The ultimate GOAL - FINANCIAL FREEDOM: The day when you don’t have to operate on a schedule, yet earn thousands of dollars every month without lifting a finger. That time will come, but it could be years away. For now, financial freedom could mean working a 9 to 5 that you enjoy, earning decent money, and always paying yourself FIRST. Eating and living healthy. Not worrying about bills. Buying whatever you want or need (within reason) without incurring debt. Making ALL decisions based on their impact to your quality of life, not financial constraints.
Hmm…do I see an outline for my book? Y’all are getting a sneak peak. LOL just kidding!
Based on this list, what phase are you in right now?
Readers frequently ask “where did you start?” so I’d like to share MY personal transition through each phase. I’m going to present it in a series of posts over the next few weeks months (what? you know I’m the Queen of Procrastination! Hmph! LOL). Putting my experience into words will take some time to write, but I’m excited about sharing it with all of you.

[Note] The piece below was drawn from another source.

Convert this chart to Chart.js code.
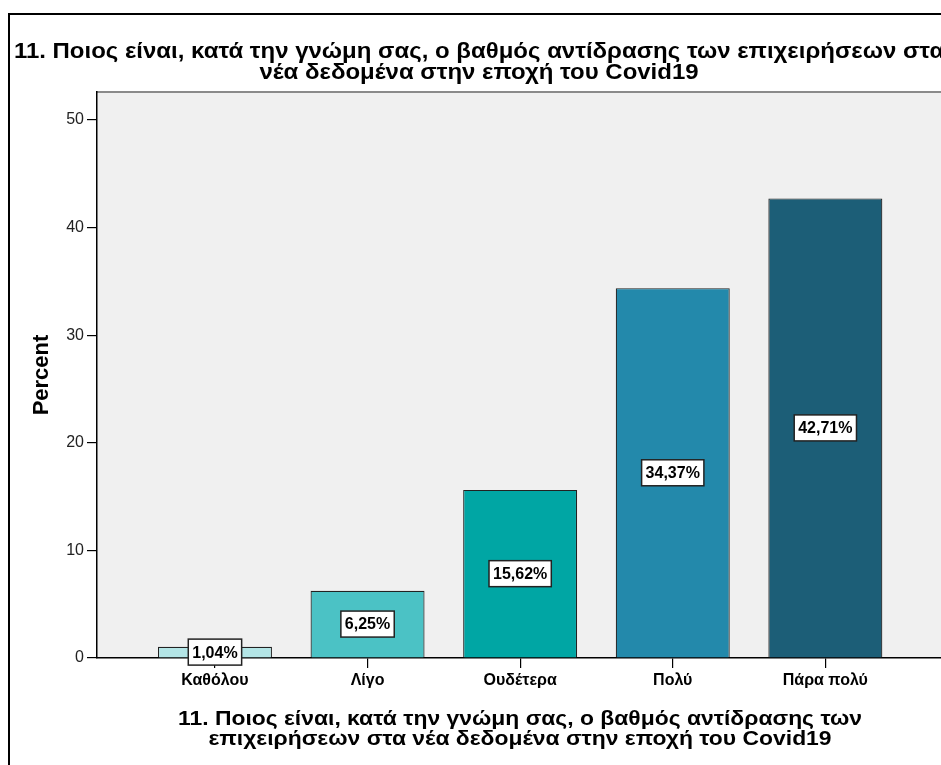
<!DOCTYPE html>
<html lang="el">
<head>
<meta charset="UTF-8">
<title>Βαθμός αντίδρασης των επιχειρήσεων</title>
<script src="https://cdn.jsdelivr.net/npm/chart.js"></script>
<style>
  html, body { margin: 0; padding: 0; background: #fff; overflow: hidden; }
  #wrap { width: 941px; height: 765px; overflow: hidden; position: relative; }
  #wrap canvas { position: absolute; left: 0; top: 0; }
</style>
</head>
<body>
<div id="wrap"><canvas id="grafico" width="960" height="765"></canvas></div>
<script>
// data
const categories = ['Καθόλου', 'Λίγο', 'Ουδέτερα', 'Πολύ', 'Πάρα πολύ'];
const percents = [1.04, 6.25, 15.62, 34.37, 42.71];
const yTicks = [0, 10, 20, 30, 40, 50];
const barColors = ['#b3e5e6', '#4bc2c5', '#00a6a4', '#2389ab', '#1c5e77'];
const chartTitle = [
  '11. Ποιος είναι, κατά την γνώμη σας, ο βαθμός αντίδρασης των επιχειρήσεων στα',
  'νέα δεδομένα στην εποχή του Covid19'
];
const xTitle = [
  '11. Ποιος είναι, κατά την γνώμη σας, ο βαθμός αντίδρασης των',
  'επιχειρήσεων στα νέα δεδομένα στην εποχή του Covid19'
];

const FONT = "'Liberation Sans', Arial, sans-serif";
const WIDEN = 1.09; // the exported titles use a slightly wider face

function wideText(ctx, text, cx, y) {
  ctx.save();
  ctx.translate(cx, y);
  ctx.scale(WIDEN, 1);
  ctx.fillText(text, 0, 0);
  ctx.restore();
}

// gray plot background, outer frame and the two titles
const frame = {
  id: 'frame',
  beforeDraw(chart) {
    const { ctx, chartArea: a, width, height } = chart;
    ctx.save();
    ctx.fillStyle = '#fff';
    ctx.fillRect(0, 0, width, height);
    ctx.fillStyle = '#f0f0f0';
    ctx.fillRect(a.left, a.top, a.right - a.left, a.bottom - a.top);
    ctx.strokeStyle = '#8a8a8a';
    ctx.lineWidth = 2;
    ctx.beginPath();
    ctx.moveTo(a.left, a.top);
    ctx.lineTo(a.right, a.top);
    ctx.stroke();

    ctx.strokeStyle = '#000';
    ctx.lineWidth = 2;
    ctx.beginPath();
    ctx.moveTo(9, height);
    ctx.lineTo(9, 14);
    ctx.lineTo(width, 14);
    ctx.stroke();

    ctx.fillStyle = '#000';
    ctx.textAlign = 'center';
    ctx.textBaseline = 'alphabetic';
    ctx.font = 'bold 22px ' + FONT;
    wideText(ctx, chartTitle[0], 479, 58);
    wideText(ctx, chartTitle[1], 479, 79);

    const cx = (a.left + a.right) / 2;
    ctx.font = 'bold 21px ' + FONT;
    wideText(ctx, xTitle[0], cx, 725);
    wideText(ctx, xTitle[1], cx, 745);
    ctx.restore();
  }
};

// white boxes with the percentage in the middle of each bar
const valueBoxes = {
  id: 'valueBoxes',
  afterDatasetsDraw(chart) {
    const { ctx } = chart;
    const meta = chart.getDatasetMeta(0);
    ctx.save();
    ctx.font = 'bold 16px ' + FONT;
    ctx.textAlign = 'center';
    ctx.textBaseline = 'middle';
    meta.data.forEach((bar, i) => {
      const txt = percents[i].toFixed(2).replace('.', ',') + '%';
      const w = ctx.measureText(txt).width + 8;
      const h = 26;
      const cy = (bar.y + bar.base) / 2;
      ctx.fillStyle = '#fff';
      ctx.fillRect(bar.x - w / 2, cy - h / 2, w, h);
      ctx.strokeStyle = '#222';
      ctx.lineWidth = 1.5;
      ctx.strokeRect(bar.x - w / 2, cy - h / 2, w, h);
      ctx.fillStyle = '#000';
      ctx.fillText(txt, bar.x, cy + 1);
    });
    ctx.restore();
  }
};

new Chart(document.getElementById('grafico'), {
  type: 'bar',
  data: {
    datasets: [{
      data: percents.map((v, i) => ({ x: i, y: v })),
      backgroundColor: barColors,
      borderColor: '#222',
      borderWidth: 1.2,
      categoryPercentage: 1,
      barPercentage: 0.747
    }]
  },
  options: {
    responsive: false,
    animation: false,
    layout: { padding: { left: 0, top: 92, right: 17, bottom: 0 } },
    plugins: {
      legend: { display: false },
      title: { display: false },
      tooltip: { enabled: false }
    },
    scales: {
      x: {
        type: 'linear',
        bounds: 'data',
        offset: false,
        min: -0.773,
        max: 4.771,
        afterFit: s => { s.height = 107; },
        afterBuildTicks: s => { s.ticks = categories.map((c, i) => ({ value: i })); },
        grid: { offset: false, drawOnChartArea: false, tickLength: 10, color: '#000', lineWidth: 1.2 },
        border: { color: '#000', width: 1.5 },
        ticks: {
          autoSkip: false,
          maxRotation: 0,
          padding: 3,
          color: '#000',
          font: { family: FONT, size: 16, weight: 'bold' },
          callback: v => categories[v]
        }
      },
      y: {
        min: 0,
        max: 52.6,
        afterFit: s => { s.width = 97; },
        afterBuildTicks: s => { s.ticks = yTicks.map(v => ({ value: v })); },
        grid: { drawOnChartArea: false, tickLength: 10, color: '#000', lineWidth: 1.2 },
        border: { color: '#000', width: 1.5 },
        ticks: {
          padding: 3,
          color: '#222',
          font: { family: FONT, size: 16 }
        },
        title: {
          display: true,
          text: 'Percent',
          color: '#000',
          font: { family: FONT, size: 22, weight: 'bold' },
          padding: { top: 29, bottom: 0 }
        }
      }
    }
  },
  plugins: [frame, valueBoxes]
});
</script>
</body>
</html>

By sharing my financial journey to date, I hope it will show you that I understand what it’s like to have been a struggling single mom with nothing. If you haven’t already, I hope it will convince you to begin clawing your way out of the financial hole. If you have already, I hope it will inspire you to move past whatever phase you are in right now. And most importantly, I hope that by writing this blog and sharing the rest of my financial journey, you can learn from my mistakes and exceed all of YOUR financial goals.